Park já foi encontrada com um filme indiano em um pendrive, mas conseguiu convencer o policial que a revistava de que não sabia que o filme estava lá e conseguiu se livrar da situação apenas com uma multa.

Uma amiga dela não teve tanta sorte. Um dia, em junho de 2022, após chegar à Coreia do Sul, Park recebeu um telefonema da mãe de sua colega. "Ela me disse que minha amiga foi pega com uma cópia de 'Round Six', da Netflix, e como ela estava distribuindo a série, ela foi executada", diz a jovem.

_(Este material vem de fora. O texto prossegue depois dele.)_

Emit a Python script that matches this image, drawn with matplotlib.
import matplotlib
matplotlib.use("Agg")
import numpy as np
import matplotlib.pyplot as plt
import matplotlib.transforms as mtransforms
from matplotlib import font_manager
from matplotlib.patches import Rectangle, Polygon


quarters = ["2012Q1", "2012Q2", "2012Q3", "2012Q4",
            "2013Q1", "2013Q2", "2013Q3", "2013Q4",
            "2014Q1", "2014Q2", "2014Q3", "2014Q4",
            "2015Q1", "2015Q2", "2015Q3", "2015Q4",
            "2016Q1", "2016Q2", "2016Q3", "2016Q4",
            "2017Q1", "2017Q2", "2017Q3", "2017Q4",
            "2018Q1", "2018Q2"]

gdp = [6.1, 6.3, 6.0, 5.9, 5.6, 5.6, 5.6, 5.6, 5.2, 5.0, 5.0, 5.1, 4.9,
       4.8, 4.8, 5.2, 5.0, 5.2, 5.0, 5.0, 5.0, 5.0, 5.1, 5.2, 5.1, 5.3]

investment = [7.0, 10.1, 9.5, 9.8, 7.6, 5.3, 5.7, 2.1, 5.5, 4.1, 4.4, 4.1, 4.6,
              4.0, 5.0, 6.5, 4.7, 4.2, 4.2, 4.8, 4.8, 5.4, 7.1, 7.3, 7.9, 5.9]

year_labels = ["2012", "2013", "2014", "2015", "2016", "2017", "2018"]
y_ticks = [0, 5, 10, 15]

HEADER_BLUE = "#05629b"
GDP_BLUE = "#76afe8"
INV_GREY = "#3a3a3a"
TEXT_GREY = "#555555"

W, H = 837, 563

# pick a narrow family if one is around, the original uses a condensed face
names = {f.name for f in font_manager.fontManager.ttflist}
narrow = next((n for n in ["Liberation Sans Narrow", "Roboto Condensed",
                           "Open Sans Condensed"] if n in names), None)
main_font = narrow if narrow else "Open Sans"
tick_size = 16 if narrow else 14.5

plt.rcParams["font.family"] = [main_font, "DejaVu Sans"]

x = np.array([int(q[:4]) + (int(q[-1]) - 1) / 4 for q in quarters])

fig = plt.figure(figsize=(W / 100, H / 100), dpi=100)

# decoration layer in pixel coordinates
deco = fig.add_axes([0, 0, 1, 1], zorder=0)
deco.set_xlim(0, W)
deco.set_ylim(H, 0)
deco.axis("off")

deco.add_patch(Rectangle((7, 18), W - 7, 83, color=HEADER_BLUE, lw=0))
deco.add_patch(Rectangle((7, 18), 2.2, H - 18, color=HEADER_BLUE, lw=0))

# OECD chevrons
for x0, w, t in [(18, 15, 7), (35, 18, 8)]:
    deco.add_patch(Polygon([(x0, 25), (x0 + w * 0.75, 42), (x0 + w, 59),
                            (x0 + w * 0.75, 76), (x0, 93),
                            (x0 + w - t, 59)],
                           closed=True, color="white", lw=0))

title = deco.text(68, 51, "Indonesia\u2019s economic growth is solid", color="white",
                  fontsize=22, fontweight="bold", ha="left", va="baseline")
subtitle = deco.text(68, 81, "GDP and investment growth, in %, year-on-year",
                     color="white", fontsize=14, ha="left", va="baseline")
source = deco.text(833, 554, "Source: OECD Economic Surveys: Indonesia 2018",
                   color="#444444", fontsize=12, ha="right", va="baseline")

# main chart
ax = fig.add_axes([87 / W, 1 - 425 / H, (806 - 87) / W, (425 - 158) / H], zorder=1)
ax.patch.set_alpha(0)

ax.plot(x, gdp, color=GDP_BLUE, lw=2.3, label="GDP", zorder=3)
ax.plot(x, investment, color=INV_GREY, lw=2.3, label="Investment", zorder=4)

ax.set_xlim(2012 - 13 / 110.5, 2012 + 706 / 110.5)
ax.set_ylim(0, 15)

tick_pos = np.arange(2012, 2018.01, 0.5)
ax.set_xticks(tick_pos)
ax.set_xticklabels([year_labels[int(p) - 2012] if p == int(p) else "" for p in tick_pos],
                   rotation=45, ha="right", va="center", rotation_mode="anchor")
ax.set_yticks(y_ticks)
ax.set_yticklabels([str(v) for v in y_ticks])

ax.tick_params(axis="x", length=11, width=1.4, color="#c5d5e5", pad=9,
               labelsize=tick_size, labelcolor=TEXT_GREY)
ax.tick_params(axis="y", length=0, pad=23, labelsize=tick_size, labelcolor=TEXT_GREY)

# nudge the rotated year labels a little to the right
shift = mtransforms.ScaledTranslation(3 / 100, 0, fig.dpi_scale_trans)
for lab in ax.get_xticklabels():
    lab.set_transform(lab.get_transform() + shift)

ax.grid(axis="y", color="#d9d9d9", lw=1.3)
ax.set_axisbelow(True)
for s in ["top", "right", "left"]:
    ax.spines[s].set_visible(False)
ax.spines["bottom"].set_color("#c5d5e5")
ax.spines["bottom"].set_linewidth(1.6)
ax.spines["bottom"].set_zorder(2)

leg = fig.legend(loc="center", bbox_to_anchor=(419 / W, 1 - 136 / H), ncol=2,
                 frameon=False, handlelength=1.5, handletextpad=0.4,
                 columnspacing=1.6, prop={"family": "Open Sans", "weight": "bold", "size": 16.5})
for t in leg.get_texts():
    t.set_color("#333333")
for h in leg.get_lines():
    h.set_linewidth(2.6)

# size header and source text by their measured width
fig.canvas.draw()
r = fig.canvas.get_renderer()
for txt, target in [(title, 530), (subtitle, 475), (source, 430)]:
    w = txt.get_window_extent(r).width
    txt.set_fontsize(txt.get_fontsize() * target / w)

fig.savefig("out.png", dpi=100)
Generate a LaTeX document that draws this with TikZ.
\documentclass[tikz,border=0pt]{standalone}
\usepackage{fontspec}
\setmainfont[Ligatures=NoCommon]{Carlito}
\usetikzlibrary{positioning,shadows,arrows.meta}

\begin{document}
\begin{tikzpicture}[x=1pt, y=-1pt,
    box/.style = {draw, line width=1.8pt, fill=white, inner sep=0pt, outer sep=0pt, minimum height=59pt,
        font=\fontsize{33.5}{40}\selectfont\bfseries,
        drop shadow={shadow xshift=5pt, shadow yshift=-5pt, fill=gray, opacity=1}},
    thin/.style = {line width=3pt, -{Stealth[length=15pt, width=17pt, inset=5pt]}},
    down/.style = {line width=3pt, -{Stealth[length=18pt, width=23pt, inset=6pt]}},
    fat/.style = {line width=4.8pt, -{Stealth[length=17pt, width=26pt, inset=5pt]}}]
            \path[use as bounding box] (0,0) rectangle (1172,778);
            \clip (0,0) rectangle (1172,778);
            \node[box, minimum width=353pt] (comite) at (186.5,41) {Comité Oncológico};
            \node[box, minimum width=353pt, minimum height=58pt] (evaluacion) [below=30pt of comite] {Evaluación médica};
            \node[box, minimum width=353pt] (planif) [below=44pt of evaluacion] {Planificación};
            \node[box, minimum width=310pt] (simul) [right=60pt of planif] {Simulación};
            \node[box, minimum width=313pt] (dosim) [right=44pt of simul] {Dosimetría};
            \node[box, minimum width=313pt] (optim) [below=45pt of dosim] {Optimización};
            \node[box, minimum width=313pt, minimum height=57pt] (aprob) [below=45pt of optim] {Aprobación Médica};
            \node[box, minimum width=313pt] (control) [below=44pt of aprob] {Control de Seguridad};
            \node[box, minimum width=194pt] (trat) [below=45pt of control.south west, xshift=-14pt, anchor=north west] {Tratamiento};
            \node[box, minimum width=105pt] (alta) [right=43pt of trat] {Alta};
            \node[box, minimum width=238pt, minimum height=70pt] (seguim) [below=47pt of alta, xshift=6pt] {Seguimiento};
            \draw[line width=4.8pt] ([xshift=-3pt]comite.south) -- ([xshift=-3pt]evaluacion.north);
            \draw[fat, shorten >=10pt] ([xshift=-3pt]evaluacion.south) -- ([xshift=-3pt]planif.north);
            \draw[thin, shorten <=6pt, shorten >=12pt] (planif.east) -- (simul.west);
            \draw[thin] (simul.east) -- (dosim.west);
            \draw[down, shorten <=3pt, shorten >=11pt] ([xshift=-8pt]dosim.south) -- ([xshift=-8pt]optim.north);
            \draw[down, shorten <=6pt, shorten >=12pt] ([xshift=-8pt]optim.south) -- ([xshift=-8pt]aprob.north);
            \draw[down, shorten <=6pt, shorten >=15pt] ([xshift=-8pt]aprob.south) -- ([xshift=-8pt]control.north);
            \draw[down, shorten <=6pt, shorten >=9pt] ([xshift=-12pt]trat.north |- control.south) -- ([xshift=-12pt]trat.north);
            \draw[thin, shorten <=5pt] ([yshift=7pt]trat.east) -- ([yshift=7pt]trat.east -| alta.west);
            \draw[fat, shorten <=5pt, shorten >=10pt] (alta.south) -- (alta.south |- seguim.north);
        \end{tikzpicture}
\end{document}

Seu relato é consistente com relatórios recentes sobre a Coreia do Norte, onde cidadãos têm sido executados por distribuir softwares estrangeiros. "Parece que a situação é ainda mais assustadora do que quando eu estava lá. As pessoas estão sendo baleadas ou enviadas para campos por terem acesso à mídia sul-coreana, independentemente da idade", diz Park.

cidade vista do alto
Songmi Park passou grande parte de sua vida na Coreia do Norte em Musan, perto da fronteira com a China - Getty Images/BBC

O recomeço

Adaptar-se à vida na Coreia do Sul capitalista livre costuma ser desafiador para os norte-coreanos, uma vez que é totalmente diferente de tudo que eles já experimentaram. Park afirma estar levando isso com muita calma, no entanto. Ela conta sentir falta de seus amigos, pois não disse a eles que estava indo embora. Sente saudades de dançar com eles e dos jogos que faziam com pedras na terra. "Quando você faz amigos na Coreia do Sul, você apenas vai às compras ou toma um café", compara ela.

O que ajudou Park a se misturar é sua firme crença de que ela não é diferente de seus colegas sul-coreanos. "Depois de viajar por meses na China e em Laos, me senti como uma órfã enviada para viver em um país estrangeiro", afirma. Quando ela pousou no aeroporto de Seul, porém, a equipe que a recebeu a cumprimentou com um familiar "an-nyeong-ha-say-yo".

É uma palavra que remete a "olá", usada tanto na Coreia do Norte quanto na Coreia do Sul. "Percebi que somos as mesmas pessoas na mesma terra. Não vim para um país diferente. Só viajei para o sul." No aeroporto, ela se sentou e chorou por cerca de dez minutos.

Park diz que agora encontrou seu propósito: defender a reunificação das duas Coreias. Há sul-coreanos que sonham com esse futuro, mas muitos não acreditam que seja possível.

Quanto mais tempo se passa desde que o país foi dividido, menos pessoas, principalmente os jovens, veem a necessidade de voltar a unificá-los. Park tem visitado escolas para ensinar aos alunos sobre o Norte. Ela pergunta quem entre eles pensa em reunificação e, em geral, só alguns deles levantam a mão.

Quando pede que desenhem um mapa da Coreia, porém, a maioria desenha o contorno de toda a península, incluindo o Norte e o Sul. Isso dá a ela esperança, conta.